Paulo Markun: Para o grande público, ministro, o que este referendo efetivamente vai resultar? Se houver o voto “não”, quer dizer, não se aprovará a proibição de armas de fogo e de comercialização?

Carlos Velloso: Não, não. De certa forma, a proibição já existirá sem o referendo. Aí é que eu acho que o Congresso...

Paulo Markun
: Mas para quê serve o referendo?

Carlos Velloso: ...A lei misturou coisas. Neste referendo, indagar-se-á ao povo brasileiro, ao eleitorado, apenas isso: é permitido o comércio de armas e de munição no Brasil?

Paulo Markun: Hoje é permitido?

Carlos Velloso
: Hoje é permitido.

Paulo Markun: Sim. Se disser o “não”, “não é permitido”... ?

Carlos Velloso
: Então, você vai ter o desarmamento total, sabe por quê? Porque só vai poder comprar munição...

Paulo Markun: Quem é policial, quem é soldado, ou tem alguma razão específica para isso.

Carlos Velloso
: É, exatamente. Ou então no contrabando, não é? No contrabando. Então, eu acho que o referendo não vai ter assim essa significação, porque o estatuto esta de pé na proibição, no dificultar os portes, não é verdade? Mas volto a reafirmar que tenho pelos referendos grande admiração.

Denise Rotemburgo
: Agora, não dá pra fazer junto com as eleições, de forma a baratear esse custo, como é nos Estados Unidos, que eles perguntam tudo na eleição? O senhor é favorável?

Carlos Velloso: Podia sim, mas a lei estabeleceu que será no dia dois de outubro, então eu disse para os parlamentares: “Dois não vai dar!”. Mas quem marca a data é o TSE, então no mês de outubro marcamos para o dia 23.

Márcio Chaer: Mudando sem mudar o assunto, nós estamos com uma emenda que propõe a extensão, a prorrogação da aposentadoria compulsória dos setenta para 75 anos. Se for aprovado, o senhor poderá presidir as eleições do ano que vem. O senhor é a favor da extensão da compulsória?

Carlos Velloso
: Veja que pergunta embaraçosa, não é? [Risos] Realmente, se essa emenda passar, eu vou continuar.

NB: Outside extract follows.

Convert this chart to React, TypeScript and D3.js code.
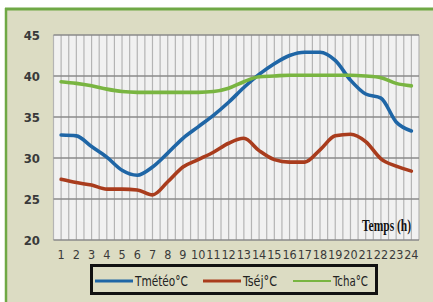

Juiz gosta de trabalhar, ainda na magistratura. Eu estou completando, depois de amanhã, 51 anos de serviço público, quase quarenta só na magistratura. Então, continuaria. Se não passar, vou trocar de lado, vou fazer uma advocacia de consultoria, tenho até convite para ir para o exterior como professor visitante, mas acho que fico aqui mesmo, porque tenho minha família, meus netinhos, não é? Pois bem, se passar, eu fico. Se não, vou fazer outras coisas.

Paulo Markun: Está certo. Se o senhor está lá, e se tudo deixar [risos], nós estaremos aqui, com o Roda Viva, que já tem 18 anos. Eu queria agradecer muito a sua participação, ministro, desejar boa sorte nesta empreitada do referendo e, principalmente, na tentativa de modificar alguma coisa para as eleições. Quero agradecer muita a sua presença aqui no Roda Viva e aos nossos entrevistadores. Nós estaremos na próxima segunda aqui, às dez e meia da noite, com mais um Roda Viva. Uma ótima semana e até segunda-feira.